Au lendemain de la Seconde guerre mondiale, et après la découverte des abominations nazies, les "Alliés" ont fait le choix de soutenir la création d'un État juif sur les terres de Palestine, conformément au vœu de beaucoup de Juifs qui n'entendaient plus mener leur existence en demeurant à la merci de la haine populaire et de ses retours cycliques.
Mais conformément aussi au vœu des dirigeants européens qui faisaient ainsi l'économie d'un processus de réconciliation laborieux et incertain, qui risquait de faire le jeu du camp communiste. Oui, il y avait bien un risque que le ressentiment juif contre les populations des pays d'Europe de l'ouest se traduise par un "passage à l'est", aux conséquences tout à fait redoutables.
Bien sûr, s'ajoutait à cela la mise en place d'une sorte de vigie occidentale au cœur de cette zone stratégique et hautement convoitée qu'est le Moyen-Orient, avec ses réserves fabuleuses de gaz et de pétrole dont le contrôle assurait, pour ainsi dire, la domination sur l'économie mondiale. Toute menace venant d'un tiers qui viserait la région et ses ressources serait assimilée à une menace contre le peuple juif replié sur son dernier carré de survie.

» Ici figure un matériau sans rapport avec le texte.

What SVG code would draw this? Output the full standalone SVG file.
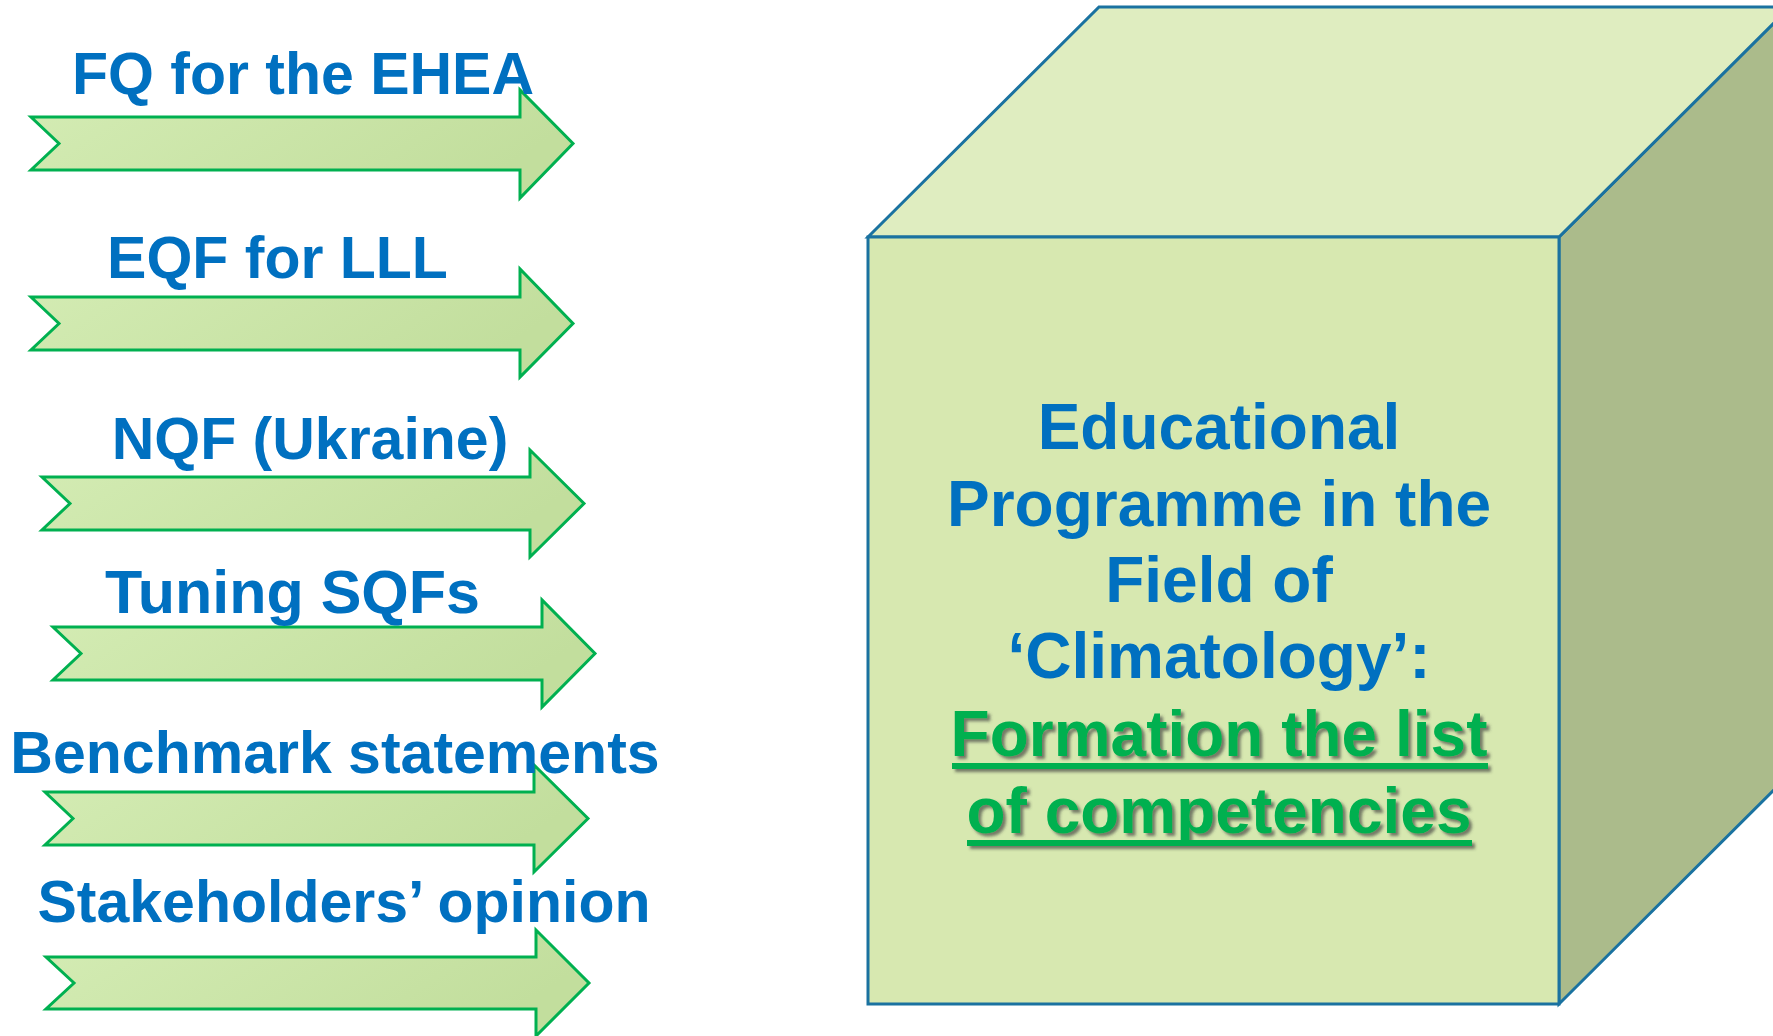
<svg xmlns="http://www.w3.org/2000/svg" width="1773" height="1036" viewBox="0 0 1773 1036">
  <defs>
    <linearGradient id="arrowGrad" x1="0" y1="0" x2="1" y2="0.3">
      <stop offset="0" stop-color="#d4ecb4"/>
      <stop offset="1" stop-color="#c2de9d"/>
    </linearGradient>
    <filter id="shadow" x="-5%" y="-20%" width="115%" height="150%">
      <feDropShadow dx="3" dy="3" stdDeviation="1.5" flood-color="#404040" flood-opacity="0.65"/>
    </filter>
  </defs>
  <style>
    .arrow { fill: url(#arrowGrad); stroke: #00b050; stroke-width: 3; stroke-linejoin: miter; }
    .label { font-family: "Liberation Sans", Arial, sans-serif; font-weight: bold; font-size: 59px; fill: #0070c0; text-anchor: middle; }
    .cube { stroke: #1a72a0; stroke-width: 3; stroke-linejoin: miter; }
    .ctext { font-family: "Liberation Sans", Arial, sans-serif; font-weight: bold; font-size: 64px; fill: #0070c0; text-anchor: middle; }
    .gtext { font-family: "Liberation Sans", Arial, sans-serif; font-weight: bold; font-size: 64px; fill: #00b050; text-anchor: middle; }
  </style>
  <rect width="1773" height="1036" fill="#ffffff"/>

  <g id="arrows">
    <g id="arrow-fq">
      <polygon class="arrow" points="31,117 520,117 520,90 573,143.5 520,198 520,170 31,170 59,143.5"/>
      <text class="label" x="303" y="94">FQ for the EHEA</text>
    </g>
    <g id="arrow-eqf">
      <polygon class="arrow" points="31,297 520,297 520,269 573,323.5 520,377 520,350 31,350 59,323.5"/>
      <text class="label" x="277.5" y="277.5">EQF for LLL</text>
    </g>
    <g id="arrow-nqf">
      <polygon class="arrow" points="42,477 530,477 530,450 584,503.5 530,557 530,530 42,530 70,503.5"/>
      <text class="label" x="310" y="458.5">NQF (Ukraine)</text>
    </g>
    <g id="arrow-tuning">
      <polygon class="arrow" points="53,627 542,627 542,600 595,653.5 542,707 542,680 53,680 81,653.5"/>
      <text class="label" x="292.5" y="612.5" style="font-size:61px">Tuning SQFs</text>
    </g>
    <g id="arrow-benchmark">
      <polygon class="arrow" points="45,792 534,792 534,765 588,818.5 534,872 534,845 45,845 73,818.5"/>
      <text class="label" x="335" y="772.5">Benchmark statements</text>
    </g>
    <g id="arrow-stakeholders">
      <polygon class="arrow" points="46,957 536,957 536,930 589,983 536,1036 536,1009 46,1009 74,983"/>
      <text class="label" x="344" y="922">Stakeholders’ opinion</text>
    </g>
  </g>

  <g id="cube">
    <polygon class="cube" fill="#abbb8b" points="1559,237 1790,7 1790,774 1559,1004"/>
    <polygon class="cube" fill="#dfedc0" points="868,237 1099,7 1790,7 1559,237"/>
    <rect class="cube" fill="#d7e8b0" x="868" y="237" width="691" height="767"/>
    <text class="ctext" x="1219" y="449">Educational</text>
    <text class="ctext" x="1219" y="526">Programme in the</text>
    <text class="ctext" x="1219" y="602">Field of</text>
    <text class="ctext" x="1219" y="678">‘Climatology’:</text>
    <g filter="url(#shadow)">
      <text class="gtext" x="1219" y="756">Formation the list</text>
      <rect x="952" y="763" width="536" height="6" fill="#00b050"/>
      <text class="gtext" x="1219" y="833">of competencies</text>
      <rect x="967" y="840" width="505" height="6" fill="#00b050"/>
    </g>
  </g>
</svg>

Cette manœuvre, dictée par l'Histoire, a donné ses résultats. L'empire soviétique s'est effondré et l'Occident mène à peu près sa barque. C'est d'ailleurs ce dont la Russie de Poutine fait le constat, comme d'un défi à sa propre existence, et à quoi elle prétend répondre à travers son "invasion préventive" de l'Ukraine.
Mais il y a des contreparties imprévues à la manœuvre. La vigie s'est laissée piéger par son rôle de circonstance. Elle est comme ce monstre qui échappe à son créateur. Alors que la menace pour laquelle elle a été conçue a cessé d'exister, elle continue d'exercer sa mission "défensive" d'intimidation et d'agression.
Le peuple palestinien en subit la grosse part des effets. Nous nous étonnons de la passivité du monde, et de l'Occident en particulier, face aux injustices flagrantes et répétées contre les Palestiniens. Nous croyons dénoncer de la complaisance et même de la complicité.
La vérité est que l'Occident paie le prix d'anciennes manœuvres dont il est lui-même l'instigateur, qu'il ne peut donc pas désavouer. Sa complaisance et sa complicité sont le visage de son impuissance face à la vérité de son propre machiavélisme. Car pour le bien de son hégémonie, l'Occident a repoussé la nécessité d'une réconciliation avec la partie juive de sa population, en poussant cette dernière à aller chasser de ses terre un peuple qui fut pourtant étranger à ses malheurs.
Il est l'otage de ses propres agissements, lui qui a pourtant triomphé du reste du monde. C'est ce que les historiens des générations à venir appelleront peut-être un jour la "situation paradoxale".